The plan was to free the damane, tackle a sul’dam, tie her up, take the a’dam, and walk into the damane house dressed like one of the Seanchan so that they can walk right back out with Egwene. It’s a good plan and so far it is working. I think Nynaeve gets lucky, though. She took the collar off of a woman who was not yet broken to the a’dam. My guess is that she freed one of the Aes Sedai. If she’d taken the collar off of a Seanchan born damane, she likely would have been met with screaming and panic from the damane and an alarm being sounded.

Domon is doing his part and waiting on them. I need more Domon/Nynaeve team-up. Let’s go Wisdom.
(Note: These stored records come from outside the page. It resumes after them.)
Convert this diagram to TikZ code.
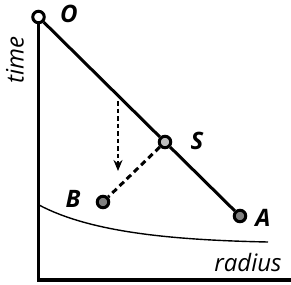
\documentclass[tikz,border=0pt]{standalone}
\usepackage{fontspec}
\setmainfont{Open Sans}
\usetikzlibrary{arrows.meta}
\begin{document}
\begin{tikzpicture}[x=1pt,y=-1pt,
  axis/.style={line width=3.5pt},
  mainline/.style={line width=3pt},
  pt/.style={circle,draw,line width=3pt,inner sep=0pt,minimum size=11.5pt},
  lbl/.style={font=\fontsize{24}{24}\selectfont\itshape\bfseries},
  axlbl/.style={font=\fontsize{24}{24}\selectfont\itshape}]
\useasboundingbox (0,0) rectangle (291,284);
\coordinate (origin) at (38.5,280);
\coordinate (xend) at (291,280);
\node[pt,fill=white] (O) at (38.5,17) {};
\node[pt,fill=black!25] (S) at (165,142) {};
\node[pt,fill=black!50] (B) at (103,202) {};
\node[pt,fill=black!50] (A) at (240,216) {};
\draw[axis] (O.south) -- (origin) -- (xend);
\draw[mainline] (O) -- (S) -- (A);
\draw[line width=3pt,dash pattern=on 6pt off 4pt] (S) -- (B);
\coordinate (d1) at (118,101);
\coordinate (d2) at (118,171);
\draw[line width=1.8pt,dash pattern=on 4.5pt off 3pt,-{Stealth[length=11pt,width=9pt,inset=3.5pt]}] (d1) -- (d2);
\coordinate (c1) at (39,205);
\coordinate (c2) at (268,242);
\draw[line width=1.4pt] (c1) .. controls (90,232) and (170,240) .. (c2);
\node[lbl] (lO) at (69,14) {O};
\node[lbl] (lS) at (197,141) {S};
\node[lbl] (lB) at (73,199) {B};
\node[lbl] (lA) at (263,218) {A};
\node[axlbl,rotate=90] (lt) at (15,60) {time};
\node[axlbl] (lr) at (248,262) {radius};
\end{tikzpicture}
\end{document}
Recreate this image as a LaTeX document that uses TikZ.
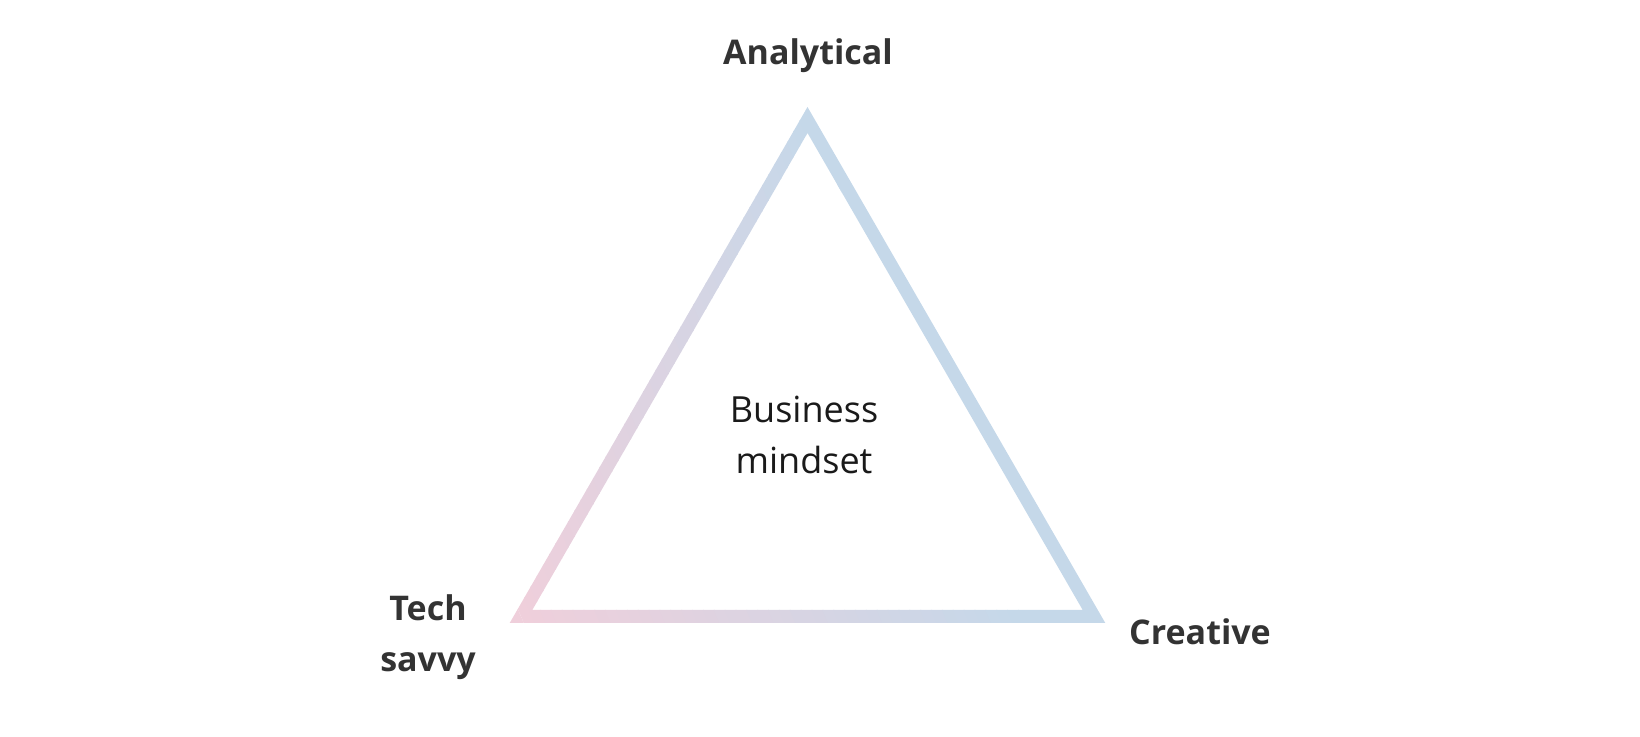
\documentclass[tikz,border=0pt]{standalone}
\usepackage{fontspec}
\setmainfont{Open Sans}
\definecolor{pk}{HTML}{EFCFDB}
\definecolor{bl}{HTML}{C5D8E9}
\definecolor{lbl}{HTML}{333333}
\definecolor{ctr}{HTML}{1A1A1A}
\begin{document}
\begin{tikzpicture}[x=1pt,y=1pt,
  lab/.style={font=\fontsize{34}{52}\selectfont\bfseries, text=lbl, align=center, inner sep=0pt},
  mid/.style={font=\fontsize{36}{51}\selectfont, text=ctr, align=center, inner sep=0pt}]
\useasboundingbox (0,0) rectangle (1640,736);
\coordinate (A) at (807.5,616);
\coordinate (T) at (521,119.5);
\coordinate (C) at (1094,119.5);
\begin{scope}[even odd rule]
\clip (509.7,113) -- (1105.3,113) -- (807.5,629) -- cycle
  (532.3,126) -- (1082.7,126) -- (807.5,603) -- cycle;
\begin{scope}[shift={(T)}, rotate=23]
\fill[pk] (-900,-900) rectangle (0,900);
\fill[bl] (460,-900) rectangle (1500,900);
\foreach \i in {0,...,45} {
  \pgfmathtruncatemacro\p{round(\i*100/45)}
  \fill[bl!\p!pk] (\i*10,-900) rectangle (\i*10+11,900);
}
\end{scope}
\end{scope}
\node[lab, anchor=base] (ana) at (808,671) {Analytical};
\node[lab, anchor=base] (cre) at (1200,91) {Creative};
\node[lab, anchor=base] (tech) at (428,64) {Tech\\savvy};
\node[mid, anchor=base] (bm) at (804,262) {Business\\mindset};
\end{tikzpicture}
\end{document}
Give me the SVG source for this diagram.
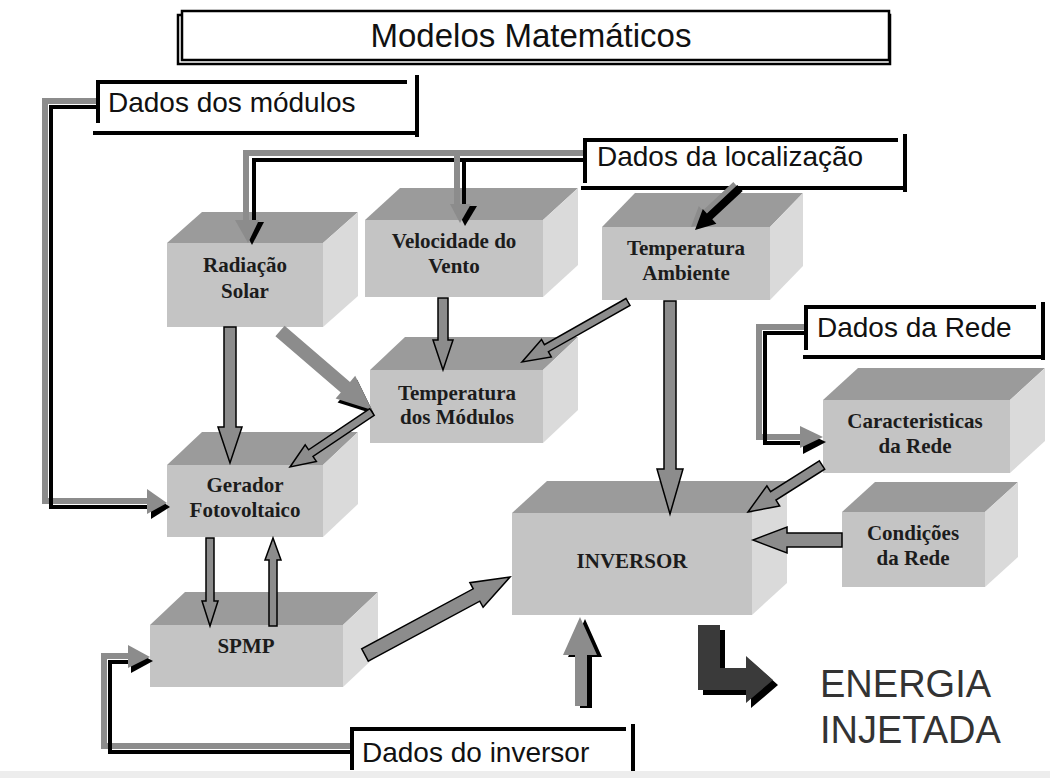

Get your team to the boat!

Ingtar’s Plan:

I cannot decide how to feel about Rand’s rescue mission. Given what we have learned about the Seanchan, and the degree to which the locals have been beaten down, it is not too surprising that they would be caught flat-footed by something like this. My guess is that the guard that Ingtar kills in the garden is *really* good with his sword. The odds of the Seanchan needing more than just him in the back were realistically quite small. They might also have been willing to let a single guard die in exchange for luring a small group inside to capture them. In any case, if Mat’s dagger were not what it is, nobody in Rand’s group escapes alive even after getting inside. So it’s hard to fault the Seanchan preparation too much.

Is it realistic that Rand beat an actual blademaster after a few months of training from Lan? Maybe? Lan is undoubtedly one of the best swordsmen in the world. He started training Rand almost immediately after they left the Two Rivers. Rand is naturally gifted. Rand has seen actual combat with his sword already – trollocs no less. Rand also unintentionally surprised Turak during the fight via not using the Void at first and then abruptly changing tactics to an all out attack. Had Turak survived Rand’s charge, he probably wins. But he did not survive.

I also think there’s a bit of a wildcard at play here with Rand’s ta’veren nature (i.e. built-in plot armor.) Maybe Turak did something in the fight he might not have done but for Rand’s influence. The other more far out wildcard theory is that Rand learned more about using his sword when he lived all of the various iterations of his life via the Portal Stone to Falme.

I am not certain which aspects of a real world culture are reflected by the behavior of the servants in this chapter… but yeesh. Hawkwing’s descendants picked up some monstrous cultural quirks overseas. Also they tortured Egwene. That will not be forgiven.

Rand sees Egwene. She probably sees him. That seems like a “bending of chance” ta’veren thing to me. Seeing her changed his willingness to leave Falme after finding the Horn and the dagger. Maybe seeing him does something for her in return. Will he rescue her? Not if Nynaeve gets there first, I suppose. Of course, Rand does not know that the Wisdom is on a recue mission of her own. Nynaeve will tear down the entire Seanchan Empire if it means getting her babies home to the Two Rivers where they belong.